Looking for a more trail-focused shoe?

Try: Hoka One One Speedgoat 4 

More cushioned than many trail shoes, the Speedgoat 4 is not an ideal choice for speedwork or shorter runs and races. However, over technical terrain, the Speedgoat's Vibram Megagrip outsole and 5mm lugs ensure that you maintain control. The new model is made with a breathable, mud-repelling mesh upper that will keep your feet comfortable on rainy days or through creek crossings.

Looking for a wider option?

Try: Topo Athletic Ultraventure Trail Shoe

Flatter and wider than the ATR 6, the anatomically shaped toebox of the Topo Athletic Ultraventure gives wider than average feet room to spread out. These versatile trail shoes are especially great for long efforts when your feet tend to flatten and swell. The Vibram outsole and 6mm lugs make it grippy over challenging terrain. Simple and effective, the Ultraventure has found an ideal balance between being cushioned and light and responsive, allowing for various runs across different distances and speeds.

Looking for something similar to the ATR 6?

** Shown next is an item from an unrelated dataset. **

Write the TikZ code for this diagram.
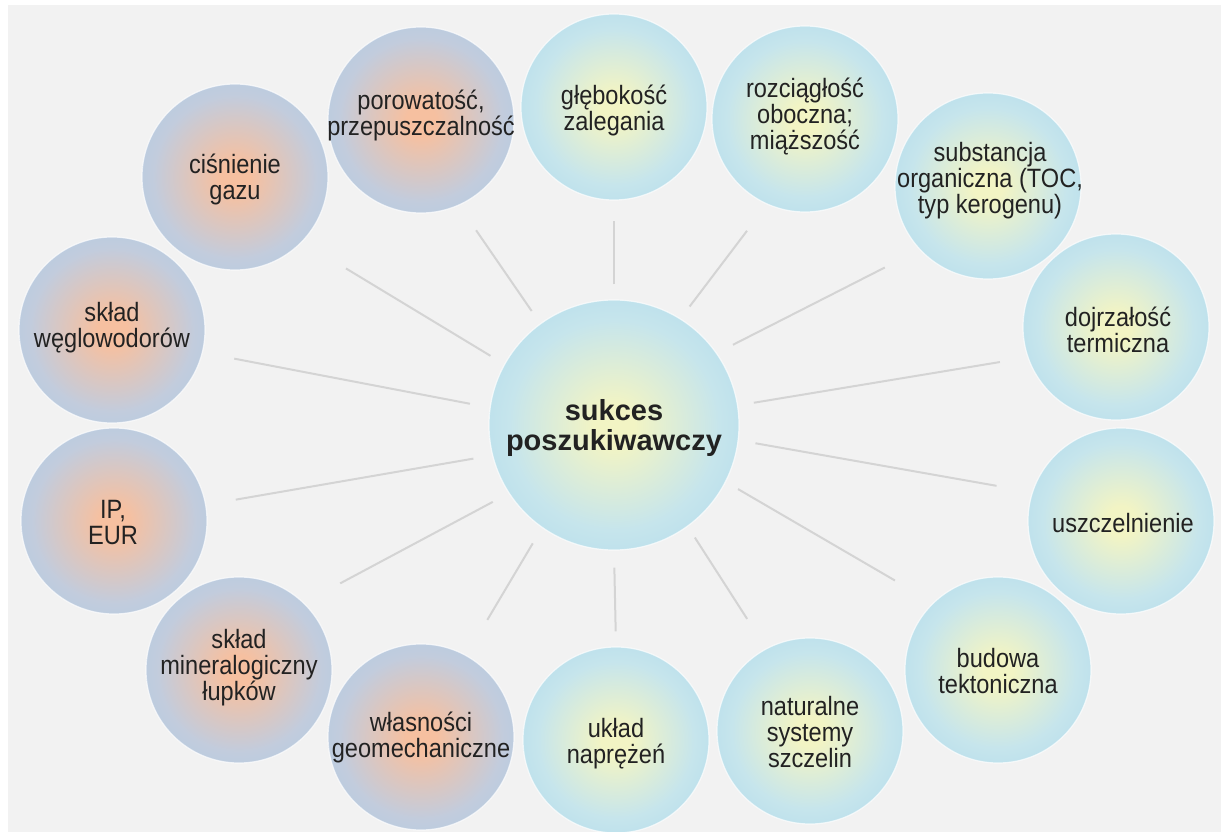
\documentclass[tikz,border=0pt]{standalone}
\usepackage{fontspec}
\setmainfont{Liberation Sans}[FakeStretch=0.89]
\newfontfamily\boldsans{Liberation Sans}
\usetikzlibrary{calc}
\definecolor{bgc}{HTML}{F2F2F2}
\definecolor{linec}{HTML}{D4D4D4}
\definecolor{txtc}{HTML}{222222}
\definecolor{bcen}{HTML}{F2F4C4}
\definecolor{bmid}{HTML}{C6E5EC}
\definecolor{bedge}{HTML}{A6D5EE}
\definecolor{pcen}{HTML}{F6C0A0}
\definecolor{pmid}{HTML}{C2CCDD}
\definecolor{pedge}{HTML}{A8CAE6}
\pgfdeclareradialshading{bluebub}{\pgfpoint{0bp}{0bp}}{color(0bp)=(bcen); color(4bp)=(bcen); color(21bp)=(bmid); color(40bp)=(bedge); color(50bp)=(bedge)}
\pgfdeclareradialshading{peachbub}{\pgfpoint{0bp}{0bp}}{color(0bp)=(pcen); color(4bp)=(pcen); color(22bp)=(pmid); color(38bp)=(pedge); color(50bp)=(pedge)}
\tikzset{
  bub/.style={circle, minimum size=186pt, inner sep=0pt, draw=white, draw opacity=0.7, line width=1.2pt},
  bluebubble/.style={bub, shade, shading=bluebub},
  peachbubble/.style={bub, shade, shading=peachbub},
  bigbubble/.style={circle, minimum size=250pt, inner sep=0pt, draw=white, draw opacity=0.7, line width=1.2pt, shade, shading=bluebub},
  lbl/.style={align=center, text=txtc, inner sep=0pt, font=\fontsize{26.5}{26}\selectfont},
  biglbl/.style={align=center, text=txtc, inner sep=0pt, font=\boldsans\fontsize{29}{30}\selectfont\bfseries},
  conn/.style={draw=linec, line width=2pt}
}
\begin{document}
\begin{tikzpicture}[x=1pt, y=-1pt]
\useasboundingbox (0,0) rectangle (1221,832);
\fill[white] (0,0) rectangle (1221,832);
\fill[bgc] (8,5) rectangle (1221,832);
\begin{scope}
\clip (0,0) rectangle (1221,832);
% central node
\node[bigbubble] (ctr) at (614,425) {};
\node[biglbl] (ctrt) at (614,428) {sukces\\poszukiwawczy};
% outer nodes
\node[bluebubble] (glb) at (614,107) {};
\node[bluebubble] (roz) at (805,119) {};
\node[bluebubble] (sub) at (988,186) {};
\node[bluebubble] (doj) at (1116,327) {};
\node[bluebubble] (usz) at (1121,521) {};
\node[bluebubble] (bud) at (998,670) {};
\node[bluebubble] (nat) at (810,731) {};
\node[bluebubble] (ukl) at (616,740) {};
\node[peachbubble] (wla) at (421,737) {};
\node[peachbubble] (min) at (239,670) {};
\node[peachbubble] (ip) at (114,521) {};
\node[peachbubble] (weg) at (112,330) {};
\node[peachbubble] (cis) at (235,177) {};
\node[peachbubble] (por) at (421,120) {};
% labels
\node[lbl] (glbt) at (614,110) {głębokość\\zalegania};
\node[lbl] (rozt) at (805,117) {rozciągłość\\oboczna;\\miąższość};
\node[lbl] (subt) at (990,181) {substancja\\organiczna (TOC,\\typ kerogenu)};
\node[lbl] (dojt) at (1118,330) {dojrzałość\\termiczna};
\node[lbl] (uszt) at (1123,523) {uszczelnienie};
\node[lbl] (budt) at (998,671) {budowa\\tektoniczna};
\node[lbl] (natt) at (810,732) {naturalne\\systemy\\szczelin};
\node[lbl] (uklt) at (616,744) {układ\\naprężeń};
\node[lbl] (wlat) at (421,737) {własności\\geomechaniczne};
\node[lbl] (mint) at (239,668) {skład\\mineralogiczny\\łupków};
\node[lbl] (ipt) at (113,523) {IP,\\EUR};
\node[lbl] (wegt) at (112,328) {skład\\węglowodorów};
\node[lbl] (cist) at (235,179) {ciśnienie\\gazu};
\node[lbl] (port) at (421,115) {porowatość,\\przepuszczalność};
% connectors
\draw[conn, shorten <=15pt, shorten >=20pt] (ctr.90) -- (glb.-90);
\draw[conn, shorten <=15pt, shorten >=33pt] (ctr.58.5) -- (roz.-114.9);
\draw[conn, shorten <=18pt, shorten >=39pt] (ctr.35) -- (sub.-137.8);
\draw[conn, shorten <=16pt, shorten >=28pt] (ctr.9.4) -- (doj.-161.3);
\draw[conn, shorten <=17pt, shorten >=36pt] (ctr.-7.3) -- (usz.162.8);
\draw[conn, shorten <=14pt, shorten >=44pt] (ctr.-27.5) -- (bud.134.4);
\draw[conn, shorten <=13pt, shorten >=35pt] (ctr.-54.1) -- (nat.118.4);
\draw[conn, shorten <=17pt, shorten >=15pt] (ctr.-90) -- (ukl.90);
\draw[conn, shorten <=18pt, shorten >=41pt] (ctr.-125) -- (wla.61.5);
\draw[conn, shorten <=18pt, shorten >=41pt] (ctr.-147) -- (min.46.2);
\draw[conn, shorten <=19pt, shorten >=30pt] (ctr.-166) -- (ip.10.8);
\draw[conn, shorten <=20pt, shorten >=32pt] (ctr.172.1) -- (weg.-14.8);
\draw[conn, shorten <=16pt, shorten >=51pt] (ctr.151.6) -- (cis.-44.2);
\draw[conn, shorten <=15pt, shorten >=30pt] (ctr.126) -- (por.-66.6);
\end{scope}
\end{tikzpicture}
\end{document}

Try: Hoka One One Evo Mafate 2

Firmer than the Speedgoat but still exceptionally cushioned, the Evo Mafate is a bit heavier and more durable than the ATR 6 and can withstand the challenges of more technical trail running. Like the ATR 6, the Mafate 2 has an incredibly stable, redesigned upper. You won't get a lot of ground feel with this shoe, but its protective, thick midsole keeps your legs fresh over long distances on the trail.